Non mi piace parlare con i robot telefonici, e vorrei che mi chiedessero cose serie. A me, ad esempio, Vodafone continua a far telefonare da un robot-software (pensando che apprezzi parlare con voci registrare e non abbia di meglio da fare), per sapere se il povero ragazzo (che io immagino nella mia menta un CO-CO-CO che non arriva alla fine del mese), il quale ieri mi ha risposto al servizio 190, mi è piaciuto. Non mi ha mai chiesto una volta se la benedetta e pubblicizzatissima chiavetta va sempre come vorrei, cioè in UMTS, o quante volte mi ritrovo invece incastrato con una connessione al rallenty, che fa persino rimpiangere i vecchi modem. La dimensione più banale, l’analisi dell’uso quotidiano del prodotto, sembra essersi persa, dimenticata, nonostante i tanti powerpoint sventolati nei Business Master MBA, e dalle mitiche (e mi sia consentito, plasticose) società di consulenza internazionali che trasudano di parole anglofone tanto quanto sono disancorate alla vita dell’uomo della strada e della famiglia dei paesi, delle città, delle provincie.

Acquisto frenato. Altro esempio concreto, da un caso reale di acquisto problematico: acquisto di un TV al plasma di nuova generazione, bloccato, frenato e posticipato dalla “paura” di non sapere come collegarlo a tutti i dispositivi già esistenti collegati alla TV precedente.

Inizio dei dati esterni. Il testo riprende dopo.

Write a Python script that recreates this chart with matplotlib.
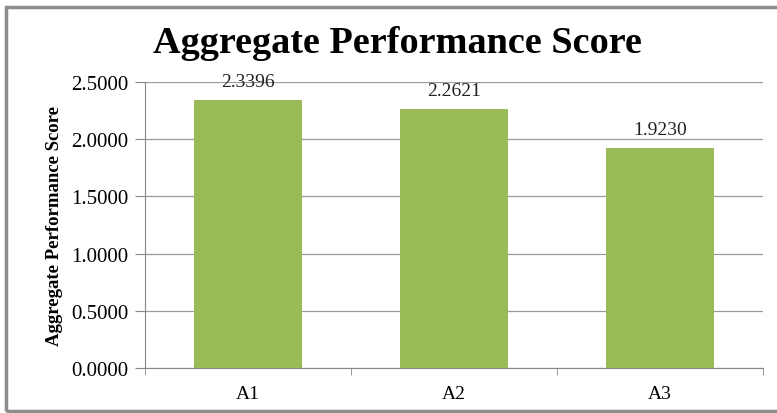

Nel caso reale: acquirenti poco alfabetizzati dal punto di vista informatico, etò 66 e 73, con TV attuale collegata a lettore DVD, lettore VHS, decoder attuale in funzione, per canali a pagamento di una nota impresa televisiva cui non facciamo pubblicità. Tutti questi dispositivi ora funzionano magicamente assieme, dopo diversi interventi di tecnici (chiamati dopo ore di disperati tentativi autonomi, in un groviglio di cavi tragicomico), e la sola idea di dover ripartire da zero, sostituire tutto e dover riconfigurare tutto da soli spaventa i due acquirenti. Per non parlare della incredibile confusione tra tecnologie LCD, plasma, ultra-led, tutto-tronics, ultra-flat, e altri misteri della fede, che i poveretti davvero non capiscono (anche se la differenza di prezzo può essere di migliaia di euro).

Brand Caldi e Brand Freddi

  • Cosa farebbe un Brand Vivo, un Brand Caldo,  nella Grande Distribuzione o in altro settore, di fronte a questo stato di cose?
  • Cosa farebbe un Brand Passivo, un Brand Freddo,  nella Grande Distribuzione o in altro settore, di fronte a questo stato di cose?

Dobbiamo consigliare a queste persone di rivolgersi ad un negozio specialistico o ad un installatore? Dobbiamo pensare che in fondo non è un problema nostro? Il loro problema diventa il nostro problema o rimane loro? Il filo rosso che collega il cliente al brand finisce appena usciti dalla barriera delle casse? E dove inizia? Come essere e diventare referenti assoluti e prioritari di una categoria di bisogni? Domande non facili.

Ma il problema non si ferma qui. Anche supposto che si attivi qualche forma di servizio, a pagamento o in coordinamento con service esterni, questo andrebbe comunicato adeguatamente. Come insegna una legge basilare del marketing, nessun valore è tale se non percepito.

E siamo certi che un eventuale installatore riesca a mentenere elevato il valore del Brand, non essendo parte (banalmente) della stessa partita IVA, ma lavorando per la propria?